Competitive Markets and Rewards
Both Steve Sailer and Half Sigma have posts up today about the competitive landscape in business.
Steve notes that antitrust law used to be a big deal in the US, but its popularity is waning. Does anyone actually care that AT&T and Standard Oil are slowing reassembling themselves? The Senate still takes such things seriously, but public outcry is lacking. So much for the unwashed masses, but what about the commentariat?
Among conservative/libertarian economists, the current thought is that competition should eliminate monopolies absent government interference. I am sure that proponents of this position can marshall impressive arguments about such large companies could easily be outmaneuvered by smaller, hungrier competitors in the marketplace. I don't think I disagree entirely, but I do think there are compelling psychological reasons why we don't like competitive markets, defined by Half Sigma as:
Here is an incomplete list of some of the characteristics of a competitive market:
- Many buyers
- Many sellers
- Market participants are approximately the same size
- No cooperation (or less politely, no collusion) between the market participants.
- Equality of bargaining power between buyers and sellers
- Transparency and equality of information
- Buyers and sellers act rationally and with the intent of maximizing their own value
- No product differentiation
- No barriers to entry
This kind of thing is pretty wearying, both for the consumer and for the businessman. It is hard work to make money in this environment, and it is also hard work to find a unique product for the consumer. Steve Sailer has a good anecdote about what it feels like to work in a competitive market:
The funny thing was that when I got a job with a young company, however, it turned out that competition, from the perspective of owners and employees holding stock options, was awful. It's like Adam Smith said, in a genuinely competitive market, it's hard for a business to make more than the risk-adjusted cost of capital, which is not much fun at all. Why go through the immense amount of hard work to invent a new, better way of doing business if that's all you'll end up with? To make good money, the kind of money the stock market demands you make, you need some kind of quasi-monopolistic edge.
What it comes down to is a truly competitive market sustained indefinitely is just not worth it. Periods of fierce competition seem to be naturally followed by cartelization or monopolization while the victors enjoy their spoils. Depending on how you present it, this can seem pretty bad. Half Sigma repeatedly mentions the idea that in a competitive market, everyone receives the value they create, while in a monopolistic market the winner transfers value from everyone else. This seems unfair, and it probably often is, but I think there is another side to this cycle of competition and consolidation. The old AT&T funded Bell Labs out of its monopolistic profits, producing seven Nobel prizes and many more technological innovations. All that dried up once AT&T was broken up.

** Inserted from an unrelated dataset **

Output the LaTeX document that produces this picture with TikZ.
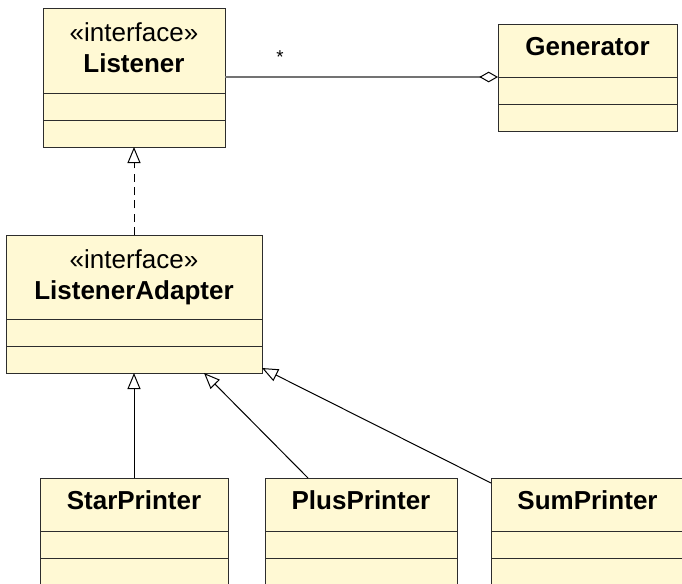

There is some value to society in the activity of business over and above the compensation of the workers. It is valuable to a given worker to be paid for a a fair day's work, but it is also valuable to everyone that worker has a job. A continual tension exists between the necessity of the ordinary people who work in all the jobs that keep the world of business moving along, and the outsize rewards that accrue to the creators and managers of that activity. In a perfectly competitive market, the rewards for being an innovator are much smaller than in a monopolistic market.
The problem is, when fairly apportioned, those rewards aren't worth the effort. I suspect that the slope of perceived effort versus economic output is not flat. Roughly speaking, creating twice as much economic value is more than twice as hard. Unless the reward matches up with the perceived effort, people won't bother, and will turn their efforts to something else. There is an equity concern here; we cannot allow too much value to accrue to the businessman or the innovator, because that will be perceived by the public as unfair. That happened to the robber barons. But if we have strictly fair apportionment of economic rewards, then the economy as a whole will probably do less well. How much less well is probably exaggerated by libertarian types, but it seems clear that there would be less creation and innovation if it paid less well.